▶ **Data block**:
::::::::::

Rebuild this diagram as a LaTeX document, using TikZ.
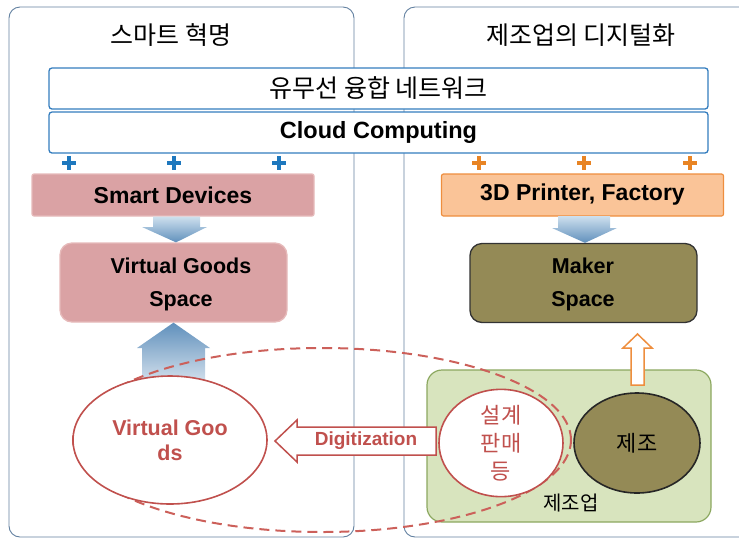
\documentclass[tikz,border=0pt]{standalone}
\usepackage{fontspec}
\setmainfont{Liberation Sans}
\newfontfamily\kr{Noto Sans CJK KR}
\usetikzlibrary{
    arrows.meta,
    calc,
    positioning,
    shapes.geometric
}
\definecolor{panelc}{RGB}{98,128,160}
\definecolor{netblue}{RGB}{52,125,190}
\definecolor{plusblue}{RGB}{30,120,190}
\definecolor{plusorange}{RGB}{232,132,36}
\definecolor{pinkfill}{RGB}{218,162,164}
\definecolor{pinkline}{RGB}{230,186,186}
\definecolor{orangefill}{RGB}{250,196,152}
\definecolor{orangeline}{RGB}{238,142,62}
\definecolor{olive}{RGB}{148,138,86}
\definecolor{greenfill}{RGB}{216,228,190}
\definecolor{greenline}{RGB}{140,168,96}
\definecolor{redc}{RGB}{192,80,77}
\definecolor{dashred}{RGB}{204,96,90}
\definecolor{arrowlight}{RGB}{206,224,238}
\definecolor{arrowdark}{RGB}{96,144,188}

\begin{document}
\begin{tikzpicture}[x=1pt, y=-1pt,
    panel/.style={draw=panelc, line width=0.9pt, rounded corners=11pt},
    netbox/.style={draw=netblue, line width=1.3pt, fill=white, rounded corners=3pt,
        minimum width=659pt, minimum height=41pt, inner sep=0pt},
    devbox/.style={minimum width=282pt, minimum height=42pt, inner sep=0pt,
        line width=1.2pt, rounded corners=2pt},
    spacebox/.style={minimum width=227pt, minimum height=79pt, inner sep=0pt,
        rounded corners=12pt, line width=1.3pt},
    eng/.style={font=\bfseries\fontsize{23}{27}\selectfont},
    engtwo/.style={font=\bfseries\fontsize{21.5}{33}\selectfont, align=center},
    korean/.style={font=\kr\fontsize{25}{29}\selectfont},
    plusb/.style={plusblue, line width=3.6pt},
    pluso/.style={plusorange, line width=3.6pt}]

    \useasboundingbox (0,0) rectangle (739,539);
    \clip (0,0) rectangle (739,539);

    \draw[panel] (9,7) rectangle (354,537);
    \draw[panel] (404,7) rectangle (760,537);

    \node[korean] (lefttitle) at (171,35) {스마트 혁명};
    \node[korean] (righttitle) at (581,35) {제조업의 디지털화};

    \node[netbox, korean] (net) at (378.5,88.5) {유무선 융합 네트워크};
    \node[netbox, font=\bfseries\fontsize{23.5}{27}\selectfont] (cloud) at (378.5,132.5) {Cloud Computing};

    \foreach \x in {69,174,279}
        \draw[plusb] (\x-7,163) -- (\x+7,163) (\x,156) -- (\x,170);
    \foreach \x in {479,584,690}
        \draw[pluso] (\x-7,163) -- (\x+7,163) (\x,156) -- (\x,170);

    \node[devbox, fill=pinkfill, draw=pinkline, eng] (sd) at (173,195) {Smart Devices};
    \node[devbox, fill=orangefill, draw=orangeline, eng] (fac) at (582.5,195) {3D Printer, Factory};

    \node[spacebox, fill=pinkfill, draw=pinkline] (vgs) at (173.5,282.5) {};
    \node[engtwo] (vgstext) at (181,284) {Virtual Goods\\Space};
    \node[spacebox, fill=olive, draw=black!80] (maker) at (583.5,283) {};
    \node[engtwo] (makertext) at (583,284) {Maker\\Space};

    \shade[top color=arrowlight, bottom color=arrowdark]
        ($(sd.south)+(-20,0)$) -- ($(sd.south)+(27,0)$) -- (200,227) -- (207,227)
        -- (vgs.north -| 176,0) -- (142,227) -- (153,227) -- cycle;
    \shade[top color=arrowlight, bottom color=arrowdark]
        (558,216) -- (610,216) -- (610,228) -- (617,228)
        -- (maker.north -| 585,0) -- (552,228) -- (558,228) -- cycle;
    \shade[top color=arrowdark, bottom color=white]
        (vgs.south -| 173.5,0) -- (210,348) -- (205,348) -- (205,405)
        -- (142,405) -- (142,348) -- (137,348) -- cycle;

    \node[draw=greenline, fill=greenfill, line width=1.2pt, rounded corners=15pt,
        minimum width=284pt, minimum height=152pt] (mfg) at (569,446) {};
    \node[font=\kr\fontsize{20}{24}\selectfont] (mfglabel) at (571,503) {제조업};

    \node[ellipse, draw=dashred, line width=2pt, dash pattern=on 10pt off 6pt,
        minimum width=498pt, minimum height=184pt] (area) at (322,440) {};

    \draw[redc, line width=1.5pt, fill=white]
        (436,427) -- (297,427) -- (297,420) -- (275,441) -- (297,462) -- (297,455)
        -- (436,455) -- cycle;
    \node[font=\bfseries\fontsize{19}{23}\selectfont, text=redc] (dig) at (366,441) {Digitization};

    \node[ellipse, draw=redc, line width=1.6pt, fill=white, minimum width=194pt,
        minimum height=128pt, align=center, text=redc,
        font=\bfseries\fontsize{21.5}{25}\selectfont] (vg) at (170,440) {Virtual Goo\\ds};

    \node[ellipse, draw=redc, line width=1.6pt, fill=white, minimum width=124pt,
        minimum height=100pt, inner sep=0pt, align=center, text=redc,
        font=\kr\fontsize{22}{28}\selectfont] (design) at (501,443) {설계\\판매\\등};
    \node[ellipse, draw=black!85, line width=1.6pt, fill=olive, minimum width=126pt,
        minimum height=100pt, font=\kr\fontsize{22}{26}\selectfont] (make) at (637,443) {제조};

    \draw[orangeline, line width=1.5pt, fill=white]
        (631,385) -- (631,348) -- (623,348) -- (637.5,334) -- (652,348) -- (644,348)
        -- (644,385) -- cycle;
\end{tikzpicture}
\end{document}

::::::::::

Leave out the pictures and retype every line above exactly.

Rebuild this diagram as a LaTeX document, using TikZ.
\documentclass[tikz,border=0pt]{standalone}
\usepackage{fontspec}
\setmainfont{Liberation Sans}
\newfontfamily\kr{Noto Sans CJK KR}
\usetikzlibrary{
    arrows.meta,
    calc,
    positioning,
    shapes.geometric
}
\definecolor{panelc}{RGB}{98,128,160}
\definecolor{netblue}{RGB}{52,125,190}
\definecolor{plusblue}{RGB}{30,120,190}
\definecolor{plusorange}{RGB}{232,132,36}
\definecolor{pinkfill}{RGB}{218,162,164}
\definecolor{pinkline}{RGB}{230,186,186}
\definecolor{orangefill}{RGB}{250,196,152}
\definecolor{orangeline}{RGB}{238,142,62}
\definecolor{olive}{RGB}{148,138,86}
\definecolor{greenfill}{RGB}{216,228,190}
\definecolor{greenline}{RGB}{140,168,96}
\definecolor{redc}{RGB}{192,80,77}
\definecolor{dashred}{RGB}{204,96,90}
\definecolor{arrowlight}{RGB}{206,224,238}
\definecolor{arrowdark}{RGB}{96,144,188}

\begin{document}
\begin{tikzpicture}[x=1pt, y=-1pt,
    panel/.style={draw=panelc, line width=0.9pt, rounded corners=11pt},
    netbox/.style={draw=netblue, line width=1.3pt, fill=white, rounded corners=3pt,
        minimum width=659pt, minimum height=41pt, inner sep=0pt},
    devbox/.style={minimum width=282pt, minimum height=42pt, inner sep=0pt,
        line width=1.2pt, rounded corners=2pt},
    spacebox/.style={minimum width=227pt, minimum height=79pt, inner sep=0pt,
        rounded corners=12pt, line width=1.3pt},
    eng/.style={font=\bfseries\fontsize{23}{27}\selectfont},
    engtwo/.style={font=\bfseries\fontsize{21.5}{33}\selectfont, align=center},
    korean/.style={font=\kr\fontsize{25}{29}\selectfont},
    plusb/.style={plusblue, line width=3.6pt},
    pluso/.style={plusorange, line width=3.6pt}]

    \useasboundingbox (0,0) rectangle (739,539);
    \clip (0,0) rectangle (739,539);

    \draw[panel] (9,7) rectangle (354,537);
    \draw[panel] (404,7) rectangle (760,537);

    \node[korean] (lefttitle) at (171,35) {스마트 혁명};
    \node[korean] (righttitle) at (581,35) {제조업의 디지털화};

    \node[netbox, korean] (net) at (378.5,88.5) {유무선 융합 네트워크};
    \node[netbox, font=\bfseries\fontsize{23.5}{27}\selectfont] (cloud) at (378.5,132.5) {Cloud Computing};

    \foreach \x in {69,174,279}
        \draw[plusb] (\x-7,163) -- (\x+7,163) (\x,156) -- (\x,170);
    \foreach \x in {479,584,690}
        \draw[pluso] (\x-7,163) -- (\x+7,163) (\x,156) -- (\x,170);

    \node[devbox, fill=pinkfill, draw=pinkline, eng] (sd) at (173,195) {Smart Devices};
    \node[devbox, fill=orangefill, draw=orangeline, eng] (fac) at (582.5,195) {3D Printer, Factory};

    \node[spacebox, fill=pinkfill, draw=pinkline] (vgs) at (173.5,282.5) {};
    \node[engtwo] (vgstext) at (181,284) {Virtual Goods\\Space};
    \node[spacebox, fill=olive, draw=black!80] (maker) at (583.5,283) {};
    \node[engtwo] (makertext) at (583,284) {Maker\\Space};

    \shade[top color=arrowlight, bottom color=arrowdark]
        ($(sd.south)+(-20,0)$) -- ($(sd.south)+(27,0)$) -- (200,227) -- (207,227)
        -- (vgs.north -| 176,0) -- (142,227) -- (153,227) -- cycle;
    \shade[top color=arrowlight, bottom color=arrowdark]
        (558,216) -- (610,216) -- (610,228) -- (617,228)
        -- (maker.north -| 585,0) -- (552,228) -- (558,228) -- cycle;
    \shade[top color=arrowdark, bottom color=white]
        (vgs.south -| 173.5,0) -- (210,348) -- (205,348) -- (205,405)
        -- (142,405) -- (142,348) -- (137,348) -- cycle;

    \node[draw=greenline, fill=greenfill, line width=1.2pt, rounded corners=15pt,
        minimum width=284pt, minimum height=152pt] (mfg) at (569,446) {};
    \node[font=\kr\fontsize{20}{24}\selectfont] (mfglabel) at (571,503) {제조업};

    \node[ellipse, draw=dashred, line width=2pt, dash pattern=on 10pt off 6pt,
        minimum width=498pt, minimum height=184pt] (area) at (322,440) {};

    \draw[redc, line width=1.5pt, fill=white]
        (436,427) -- (297,427) -- (297,420) -- (275,441) -- (297,462) -- (297,455)
        -- (436,455) -- cycle;
    \node[font=\bfseries\fontsize{19}{23}\selectfont, text=redc] (dig) at (366,441) {Digitization};

    \node[ellipse, draw=redc, line width=1.6pt, fill=white, minimum width=194pt,
        minimum height=128pt, align=center, text=redc,
        font=\bfseries\fontsize{21.5}{25}\selectfont] (vg) at (170,440) {Virtual Goo\\ds};

    \node[ellipse, draw=redc, line width=1.6pt, fill=white, minimum width=124pt,
        minimum height=100pt, inner sep=0pt, align=center, text=redc,
        font=\kr\fontsize{22}{28}\selectfont] (design) at (501,443) {설계\\판매\\등};
    \node[ellipse, draw=black!85, line width=1.6pt, fill=olive, minimum width=126pt,
        minimum height=100pt, font=\kr\fontsize{22}{26}\selectfont] (make) at (637,443) {제조};

    \draw[orangeline, line width=1.5pt, fill=white]
        (631,385) -- (631,348) -- (623,348) -- (637.5,334) -- (652,348) -- (644,348)
        -- (644,385) -- cycle;
\end{tikzpicture}
\end{document}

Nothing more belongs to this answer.